После убийства его второго фаворита Сипягина его выбор пал на Плеве для замещения поста министра внутренних дел. Плеве был тем чиновником, чьё самообладание при убийстве Александра II сильно впечатлило всех очевидцев. Этот человек, пожалуй, умнейший из всех, кто находился в пределах досягаемости императора, стал фактическим диктатором империи и одним из самых эффективных инструментов судьбы, толкавших самодержавие в бездну. Хорошо осведомлённый, знакомый с изнанкой человеческой природы, хладнокровный и расчетливый, Плеве умел затрагивать нужные струны чувств, предрассудков или страстей при воздействии на большие массы людей и сохранять хладнокровие в самый тревожный кризис. Он был одним из тех преуспевающих бюрократов, которых невозможно было классифицировать по национальности, генеалогии, вероисповеданию или даже партии. Происходя из неясных низов, имея германскую кровь с примесью еврейской и неопределенную религиозную принадлежность, он давным-давно был оценен по своим этическим качествам собственными легкомысленными коллегами, нашедшими их недостаточными.

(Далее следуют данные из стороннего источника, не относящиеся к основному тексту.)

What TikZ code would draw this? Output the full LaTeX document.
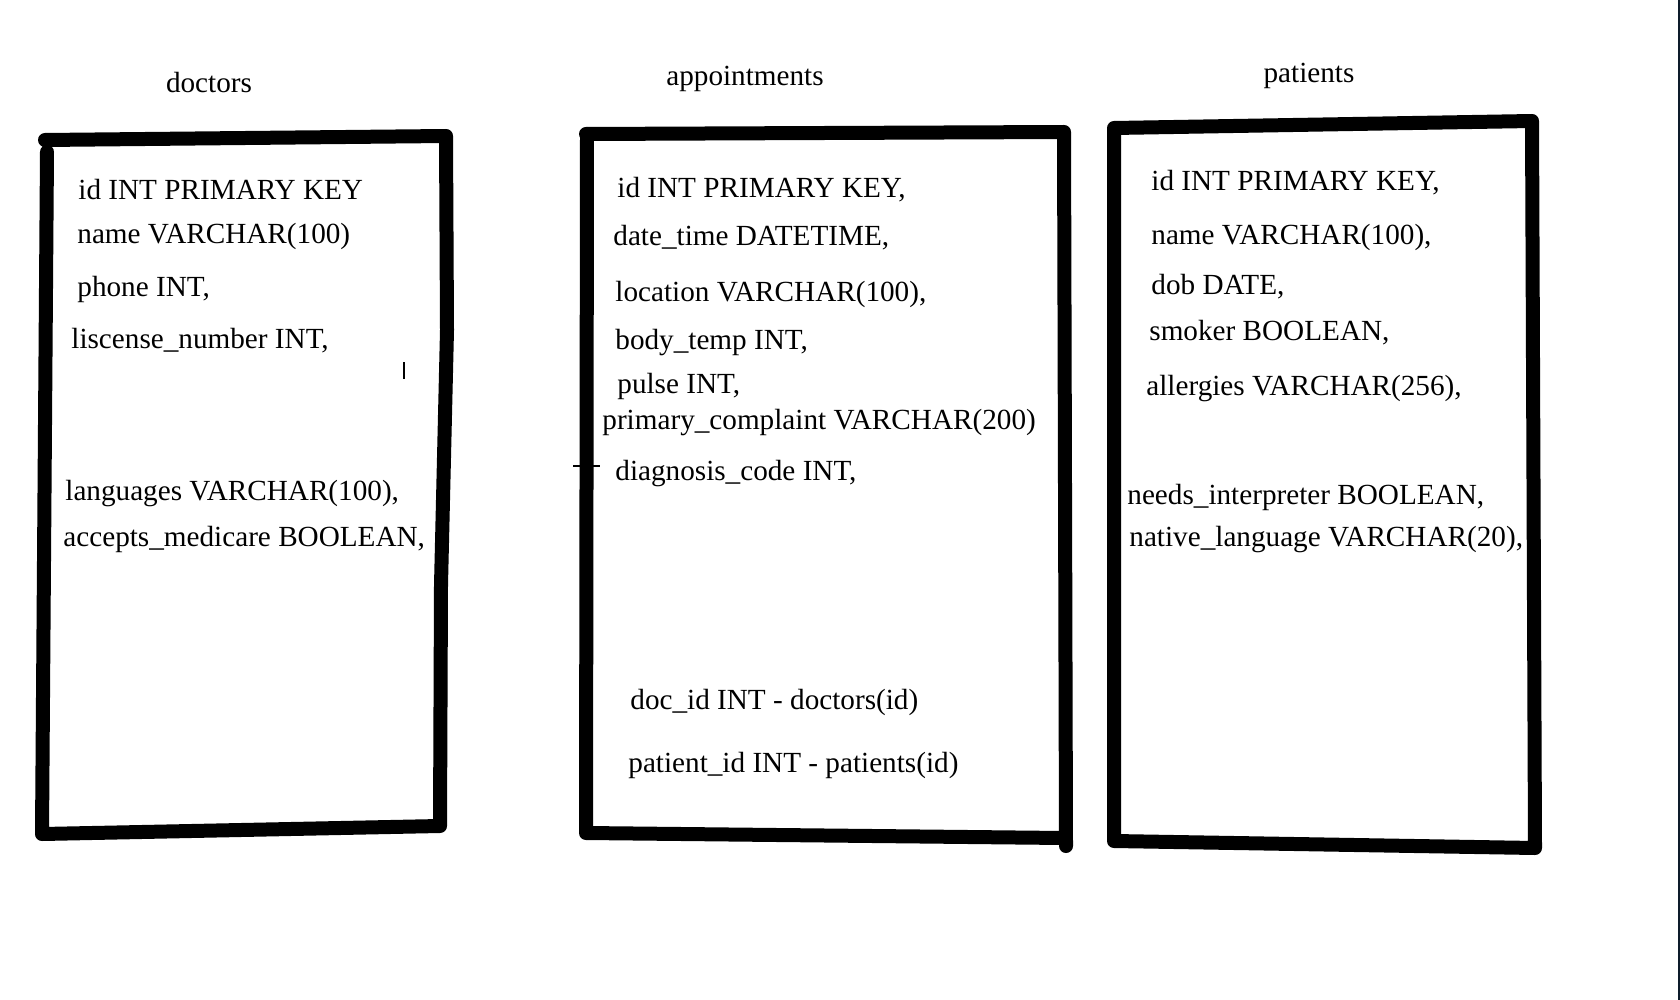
\documentclass[tikz,border=0pt]{standalone}
\usepackage{fontspec}
\setmainfont{Liberation Serif}
\usepackage{tikz}
\tikzset{
         tblline/.style={line width=7pt, line cap=round, line join=round},
         field/.style={anchor=base west, inner sep=0pt, font=\fontsize{14.6}{17}\selectfont},
         title/.style={anchor=base, inner sep=0pt, font=\fontsize{14.6}{17}\selectfont}
        }

\begin{document}
\begin{tikzpicture}[x=0.5pt,y=-0.5pt]
      \useasboundingbox (0,0) rectangle (1680,1000);
      \fill[white] (0,0) rectangle (1680,1000); % page
      \draw[line width=1pt,color={rgb,255:red,13;green,27;blue,42}] (1679,0) -- (1679,1000); % right border

      % doctors table
      \node[title] (doctors) at (209,93) {doctors}; % title
      \draw[tblline] (45,140) -- (446,136) -- (447,330) -- (441,585) -- (440,826) -- (42,834) -- (47,152); % box
      \node[field] (docid) at (78,200) {id INT PRIMARY KEY};
      \node[field] (docname) at (77,243) {name VARCHAR(100)};
      \node[field] (docphone) at (77,296) {phone INT,};
      \node[field] (doclic) at (71,348) {liscense\_number INT,};
      \node[field] (doclang) at (65,500) {languages VARCHAR(100),};
      \node[field] (docmed) at (63,546) {accepts\_medicare BOOLEAN,};
      \draw[line width=1pt] (404,362) -- (404,379); % stray mark

      % appointments table
      \node[title] (appointments) at (745,86) {appointments}; % title
      \draw[tblline] (586,134) -- (1064,132) -- (1066,846); % box top and right
      \draw[tblline] (1064,838) -- (586,833) -- (587,134); % box bottom and left
      \node[field] (appid) at (617,198) {id INT PRIMARY KEY,};
      \node[field] (appdate) at (613,246) {date\_time DATETIME,};
      \node[field] (apploc) at (615,301) {location VARCHAR(100),};
      \node[field] (apptemp) at (615,349) {body\_temp INT,};
      \node[field] (apppulse) at (617,393) {pulse INT,};
      \node[field] (appcompl) at (602,429) {primary\_complaint VARCHAR(200)};
      \node[field] (appdiag) at (615,480) {diagnosis\_code INT,};
      \node[field] (appdoc) at (630,709) {doc\_id INT - doctors(id)};
      \node[field] (apppat) at (628,772) {patient\_id INT - patients(id)};
      \draw[line width=0.8pt] (573,466) -- (600,466); % stray tick

      % patients table
      \node[title] (patients) at (1309,83) {patients}; % title
      \draw[tblline] (1114,128) -- (1532,121) -- (1535,848) -- (1114,841) -- cycle; % box
      \node[field] (patid) at (1151,191) {id INT PRIMARY KEY,};
      \node[field] (patname) at (1151,244) {name VARCHAR(100),};
      \node[field] (patdob) at (1151,294) {dob DATE,};
      \node[field] (patsmoke) at (1149,340) {smoker BOOLEAN,};
      \node[field] (patallerg) at (1146,395) {allergies VARCHAR(256),};
      \node[field] (patinterp) at (1127,504) {needs\_interpreter BOOLEAN,};
      \node[field] (patlang) at (1129,546) {native\_language VARCHAR(20),};
\end{tikzpicture}
\end{document}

Вскоре после вступления в должность нового министра несколько крестьян из украинских губерний — Харьковской и Полтавской — проявили признаки недовольства своим жалким положением. Будучи стихийным и местным, этот всплеск был встречен сурово, и крестьяне были высечены провинциальными властями без указаний из столицы. Плеве посетил неблагополучные места, незамедлительно наградив харьковского губернатора за то, что тот велел немедленно выпороть бунтовщиков[ 7 ], и наказав полтавского губернатора за то, что тот высек их лишь задним числом. Министр вскоре сделался самым могущественным чиновником в империи, этаким великим визирем, чья власть была неограниченной, но держалась на милости абсолютного и переменчивого господина. Он применял в духе немецкой методики принципы, выдвинутые Победоносцевым, и среди конкретных результатов оказались еврейские погромы, расхищение имущества армян, преследование поляков и русинов, ссылка либерально настроенных дворян, порка крестьян, реорганизация шпионажа со скандально известным Азефом в качестве главной движущей силы.